Ce genre de mécanismes diplomatiques ne peuvent qu’atténuer les dommages politiques que le Brexit a produit, et continuera à produire, sur la réputation internationale du Royaume-Uni. Si les turbulences politiques des prochains mois profitent in fine au UKIP et aux courants les plus tapageurs du parti conservateur, il sera impossible de préserver le statut du Royaume-Uni en tant que puissance internationaliste raisonnable et engagée. Dans ces circonstances, les diplomates britanniques auraient tout intérêt à renoncer à représenter l'intérêt national à Bruxelles ou à New York, pour plutôt utiliser leurs excellents contacts internationaux pour trouver du travail dans le secteur privé loin de Londres.
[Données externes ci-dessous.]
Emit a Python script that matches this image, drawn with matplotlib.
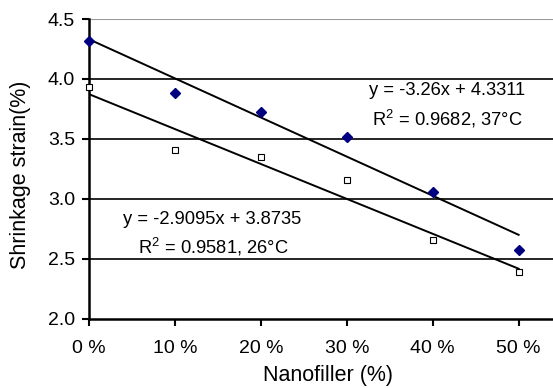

En revanche, dans un scénario où les futurs dirigeants britanniques admettent que le maintien de l’internationalisme traditionnel de leur pays va dans le sens de l’intérêt national – et en outre se rendent compte que cela implique un approfondissement de la coopération avec les alliés européens au sein de l’OTAN, de l’ONU et au-delà – il existe des mécanismes diplomatiques pour gérer les retombées du Brexit sur la scène internationale, ou au moins pour que le Royaume-Uni apparaisse comme une puissance qui a fini par accepter une fois pour toute la perspective de son propre déclin.